§ **Input rows**
+ + + + + + +
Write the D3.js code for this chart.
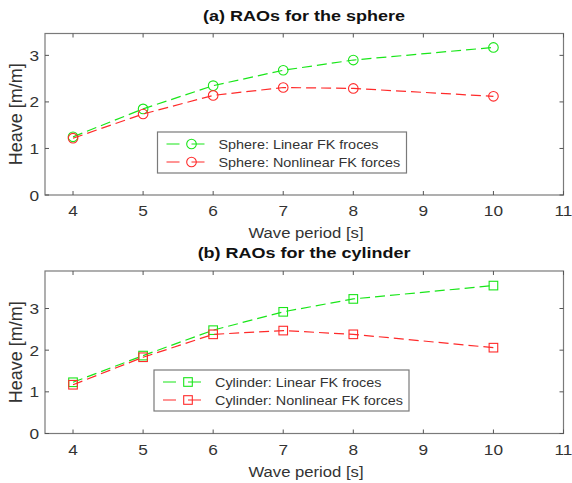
+ + + + + + +
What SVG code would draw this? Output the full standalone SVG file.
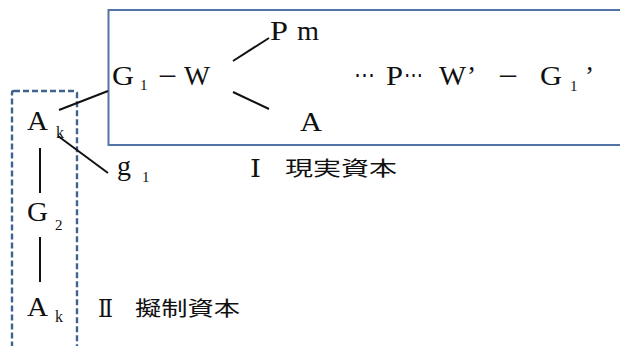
+ + + + + + +
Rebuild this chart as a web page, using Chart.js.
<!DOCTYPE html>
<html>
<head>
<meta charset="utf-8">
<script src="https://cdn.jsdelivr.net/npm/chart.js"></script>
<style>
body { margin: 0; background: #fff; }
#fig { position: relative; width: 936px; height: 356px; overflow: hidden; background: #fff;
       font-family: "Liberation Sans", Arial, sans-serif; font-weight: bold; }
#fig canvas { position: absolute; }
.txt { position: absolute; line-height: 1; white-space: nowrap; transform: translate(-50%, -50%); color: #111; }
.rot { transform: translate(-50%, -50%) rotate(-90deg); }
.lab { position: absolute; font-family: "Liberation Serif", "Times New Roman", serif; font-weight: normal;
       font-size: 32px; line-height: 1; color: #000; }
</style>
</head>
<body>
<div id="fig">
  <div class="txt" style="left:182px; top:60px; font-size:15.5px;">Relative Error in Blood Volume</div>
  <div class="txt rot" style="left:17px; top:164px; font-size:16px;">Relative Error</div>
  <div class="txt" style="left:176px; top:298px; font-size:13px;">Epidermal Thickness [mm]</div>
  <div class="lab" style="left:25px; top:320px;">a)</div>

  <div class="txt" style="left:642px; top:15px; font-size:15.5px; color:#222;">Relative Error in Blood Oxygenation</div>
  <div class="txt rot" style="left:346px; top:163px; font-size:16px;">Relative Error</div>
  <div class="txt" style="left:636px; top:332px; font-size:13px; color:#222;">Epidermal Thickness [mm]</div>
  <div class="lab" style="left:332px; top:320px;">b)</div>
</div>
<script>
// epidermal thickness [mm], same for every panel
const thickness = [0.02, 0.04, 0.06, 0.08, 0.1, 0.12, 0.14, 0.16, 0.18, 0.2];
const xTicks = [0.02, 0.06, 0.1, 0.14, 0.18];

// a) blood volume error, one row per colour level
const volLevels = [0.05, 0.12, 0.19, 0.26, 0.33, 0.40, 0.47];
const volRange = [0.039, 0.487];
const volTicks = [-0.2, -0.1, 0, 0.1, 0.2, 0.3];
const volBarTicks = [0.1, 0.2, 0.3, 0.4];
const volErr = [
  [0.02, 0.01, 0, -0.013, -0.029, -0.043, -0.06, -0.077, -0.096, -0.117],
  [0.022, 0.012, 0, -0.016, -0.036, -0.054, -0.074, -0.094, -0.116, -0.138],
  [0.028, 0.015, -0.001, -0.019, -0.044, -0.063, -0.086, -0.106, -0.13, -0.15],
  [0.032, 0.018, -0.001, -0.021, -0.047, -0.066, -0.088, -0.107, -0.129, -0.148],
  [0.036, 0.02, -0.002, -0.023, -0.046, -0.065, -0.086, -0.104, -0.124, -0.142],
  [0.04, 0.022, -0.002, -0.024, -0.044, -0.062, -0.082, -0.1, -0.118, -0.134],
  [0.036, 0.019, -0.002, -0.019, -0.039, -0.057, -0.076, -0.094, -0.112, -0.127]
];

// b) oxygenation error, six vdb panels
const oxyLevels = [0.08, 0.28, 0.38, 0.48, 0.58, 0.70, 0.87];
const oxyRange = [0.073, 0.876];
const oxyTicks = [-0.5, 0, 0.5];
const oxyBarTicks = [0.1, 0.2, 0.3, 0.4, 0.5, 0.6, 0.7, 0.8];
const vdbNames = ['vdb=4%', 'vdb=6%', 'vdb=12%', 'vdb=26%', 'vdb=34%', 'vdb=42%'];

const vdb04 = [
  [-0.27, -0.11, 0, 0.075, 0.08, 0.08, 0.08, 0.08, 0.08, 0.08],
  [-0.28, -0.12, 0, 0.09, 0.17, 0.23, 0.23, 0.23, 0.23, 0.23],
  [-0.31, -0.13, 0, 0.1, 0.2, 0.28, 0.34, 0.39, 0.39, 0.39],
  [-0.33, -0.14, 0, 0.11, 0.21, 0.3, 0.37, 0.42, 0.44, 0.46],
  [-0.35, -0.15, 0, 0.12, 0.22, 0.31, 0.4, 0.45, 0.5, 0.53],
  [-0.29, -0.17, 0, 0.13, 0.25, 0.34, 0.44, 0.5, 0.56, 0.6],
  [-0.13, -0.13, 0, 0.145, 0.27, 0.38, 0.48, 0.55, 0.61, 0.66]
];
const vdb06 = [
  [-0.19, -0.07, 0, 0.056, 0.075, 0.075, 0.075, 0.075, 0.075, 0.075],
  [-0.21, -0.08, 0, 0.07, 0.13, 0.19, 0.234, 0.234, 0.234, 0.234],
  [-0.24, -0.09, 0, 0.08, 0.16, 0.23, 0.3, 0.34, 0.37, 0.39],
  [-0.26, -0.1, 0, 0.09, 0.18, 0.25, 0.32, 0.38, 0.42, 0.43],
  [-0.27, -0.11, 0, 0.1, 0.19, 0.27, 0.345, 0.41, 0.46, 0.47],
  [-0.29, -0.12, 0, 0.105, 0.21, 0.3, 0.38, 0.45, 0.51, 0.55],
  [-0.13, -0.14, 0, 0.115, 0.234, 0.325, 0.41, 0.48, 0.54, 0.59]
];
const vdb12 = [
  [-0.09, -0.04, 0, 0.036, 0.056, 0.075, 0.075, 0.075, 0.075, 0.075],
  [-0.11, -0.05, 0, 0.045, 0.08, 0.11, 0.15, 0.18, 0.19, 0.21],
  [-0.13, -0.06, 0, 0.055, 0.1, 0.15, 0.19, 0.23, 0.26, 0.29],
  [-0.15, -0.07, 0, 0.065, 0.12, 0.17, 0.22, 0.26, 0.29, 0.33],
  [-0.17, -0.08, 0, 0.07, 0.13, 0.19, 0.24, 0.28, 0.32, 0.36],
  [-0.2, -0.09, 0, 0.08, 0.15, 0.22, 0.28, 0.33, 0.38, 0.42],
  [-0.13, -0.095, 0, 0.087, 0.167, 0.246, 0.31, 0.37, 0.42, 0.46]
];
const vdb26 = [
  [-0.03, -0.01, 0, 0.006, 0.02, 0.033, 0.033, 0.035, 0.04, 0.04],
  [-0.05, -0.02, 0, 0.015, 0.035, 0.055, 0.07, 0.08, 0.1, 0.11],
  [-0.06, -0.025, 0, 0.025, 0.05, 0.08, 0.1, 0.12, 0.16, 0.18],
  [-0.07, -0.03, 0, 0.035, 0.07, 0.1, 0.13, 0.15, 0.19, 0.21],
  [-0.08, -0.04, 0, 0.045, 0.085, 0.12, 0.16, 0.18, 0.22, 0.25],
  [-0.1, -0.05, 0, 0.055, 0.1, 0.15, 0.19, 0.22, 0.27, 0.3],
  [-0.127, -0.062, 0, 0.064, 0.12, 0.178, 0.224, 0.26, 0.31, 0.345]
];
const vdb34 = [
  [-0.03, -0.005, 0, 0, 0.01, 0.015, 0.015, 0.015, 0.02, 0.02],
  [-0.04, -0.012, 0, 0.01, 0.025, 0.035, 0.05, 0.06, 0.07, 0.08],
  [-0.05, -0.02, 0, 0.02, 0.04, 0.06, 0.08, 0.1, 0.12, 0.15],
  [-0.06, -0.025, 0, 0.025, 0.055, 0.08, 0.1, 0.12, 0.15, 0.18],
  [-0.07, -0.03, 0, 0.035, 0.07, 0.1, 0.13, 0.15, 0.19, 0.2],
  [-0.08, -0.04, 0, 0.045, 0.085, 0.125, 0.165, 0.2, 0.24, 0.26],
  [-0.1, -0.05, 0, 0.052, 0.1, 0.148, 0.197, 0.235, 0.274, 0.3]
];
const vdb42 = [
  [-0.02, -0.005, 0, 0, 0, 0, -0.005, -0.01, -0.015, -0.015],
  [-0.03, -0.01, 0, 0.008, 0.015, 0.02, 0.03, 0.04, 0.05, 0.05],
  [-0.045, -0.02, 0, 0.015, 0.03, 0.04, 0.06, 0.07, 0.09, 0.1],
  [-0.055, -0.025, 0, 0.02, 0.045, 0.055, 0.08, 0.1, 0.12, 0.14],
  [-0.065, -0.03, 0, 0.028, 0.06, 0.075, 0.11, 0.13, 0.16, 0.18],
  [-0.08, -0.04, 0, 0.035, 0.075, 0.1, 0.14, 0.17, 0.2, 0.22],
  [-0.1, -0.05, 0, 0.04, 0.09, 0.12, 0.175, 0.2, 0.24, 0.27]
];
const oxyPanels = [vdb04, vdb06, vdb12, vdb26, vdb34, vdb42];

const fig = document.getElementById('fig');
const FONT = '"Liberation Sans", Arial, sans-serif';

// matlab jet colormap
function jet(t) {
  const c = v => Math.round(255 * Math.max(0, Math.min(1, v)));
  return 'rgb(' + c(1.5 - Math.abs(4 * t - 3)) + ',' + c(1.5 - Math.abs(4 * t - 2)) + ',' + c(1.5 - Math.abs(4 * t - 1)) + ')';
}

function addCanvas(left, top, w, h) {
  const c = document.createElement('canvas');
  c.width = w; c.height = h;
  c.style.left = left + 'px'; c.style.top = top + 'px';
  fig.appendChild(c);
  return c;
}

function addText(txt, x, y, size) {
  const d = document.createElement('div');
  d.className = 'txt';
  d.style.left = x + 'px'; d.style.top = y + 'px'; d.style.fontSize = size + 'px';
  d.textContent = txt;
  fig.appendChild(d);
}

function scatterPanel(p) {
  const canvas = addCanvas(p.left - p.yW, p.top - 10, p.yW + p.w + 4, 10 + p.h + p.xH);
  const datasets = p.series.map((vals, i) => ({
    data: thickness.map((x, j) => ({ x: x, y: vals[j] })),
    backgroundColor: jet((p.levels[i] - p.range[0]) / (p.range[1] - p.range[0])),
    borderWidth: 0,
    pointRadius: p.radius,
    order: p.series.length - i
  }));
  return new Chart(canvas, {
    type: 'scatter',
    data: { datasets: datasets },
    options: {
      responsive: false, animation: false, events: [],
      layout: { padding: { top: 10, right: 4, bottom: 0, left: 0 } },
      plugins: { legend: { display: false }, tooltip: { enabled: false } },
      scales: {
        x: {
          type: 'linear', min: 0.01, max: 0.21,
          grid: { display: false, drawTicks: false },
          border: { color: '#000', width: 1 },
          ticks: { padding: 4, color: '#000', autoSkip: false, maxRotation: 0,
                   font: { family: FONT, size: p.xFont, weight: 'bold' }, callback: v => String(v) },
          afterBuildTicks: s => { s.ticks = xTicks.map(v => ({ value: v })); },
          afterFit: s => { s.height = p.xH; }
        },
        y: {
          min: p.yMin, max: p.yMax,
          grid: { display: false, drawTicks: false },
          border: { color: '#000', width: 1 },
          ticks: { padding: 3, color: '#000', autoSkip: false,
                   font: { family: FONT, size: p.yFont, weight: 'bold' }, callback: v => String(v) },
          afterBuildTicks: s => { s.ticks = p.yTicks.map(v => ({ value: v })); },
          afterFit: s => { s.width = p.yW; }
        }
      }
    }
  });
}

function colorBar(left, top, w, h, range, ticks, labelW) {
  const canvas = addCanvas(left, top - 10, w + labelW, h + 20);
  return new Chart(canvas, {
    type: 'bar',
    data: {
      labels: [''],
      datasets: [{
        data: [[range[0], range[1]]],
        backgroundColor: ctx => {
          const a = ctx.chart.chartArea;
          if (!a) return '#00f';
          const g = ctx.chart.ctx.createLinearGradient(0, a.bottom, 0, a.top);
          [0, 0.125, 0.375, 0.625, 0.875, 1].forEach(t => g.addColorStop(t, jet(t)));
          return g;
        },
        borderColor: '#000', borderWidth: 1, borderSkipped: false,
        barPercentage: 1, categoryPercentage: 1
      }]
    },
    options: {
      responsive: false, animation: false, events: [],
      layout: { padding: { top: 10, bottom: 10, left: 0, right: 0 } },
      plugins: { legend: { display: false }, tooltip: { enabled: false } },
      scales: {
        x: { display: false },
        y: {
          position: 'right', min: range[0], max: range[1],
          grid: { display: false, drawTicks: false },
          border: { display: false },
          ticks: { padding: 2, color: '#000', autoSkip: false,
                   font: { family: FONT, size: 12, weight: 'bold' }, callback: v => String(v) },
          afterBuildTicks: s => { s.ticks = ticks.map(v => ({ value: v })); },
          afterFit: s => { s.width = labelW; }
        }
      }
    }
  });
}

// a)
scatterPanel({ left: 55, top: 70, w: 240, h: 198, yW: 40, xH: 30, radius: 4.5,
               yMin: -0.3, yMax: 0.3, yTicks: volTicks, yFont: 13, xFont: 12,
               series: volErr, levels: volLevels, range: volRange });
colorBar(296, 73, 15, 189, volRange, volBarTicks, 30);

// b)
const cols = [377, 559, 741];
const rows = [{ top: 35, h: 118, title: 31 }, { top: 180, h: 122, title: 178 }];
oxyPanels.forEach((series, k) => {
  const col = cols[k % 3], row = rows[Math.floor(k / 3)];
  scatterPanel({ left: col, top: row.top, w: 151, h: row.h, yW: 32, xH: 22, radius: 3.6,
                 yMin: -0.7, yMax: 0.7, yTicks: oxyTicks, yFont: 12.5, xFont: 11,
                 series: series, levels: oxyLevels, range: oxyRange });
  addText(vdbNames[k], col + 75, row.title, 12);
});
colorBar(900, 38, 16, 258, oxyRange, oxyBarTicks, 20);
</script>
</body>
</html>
+ + + + + + +
§ **Prompt**
Say how many lines above contain the string "this". Answer with the number only.

§ **Worked solution**
3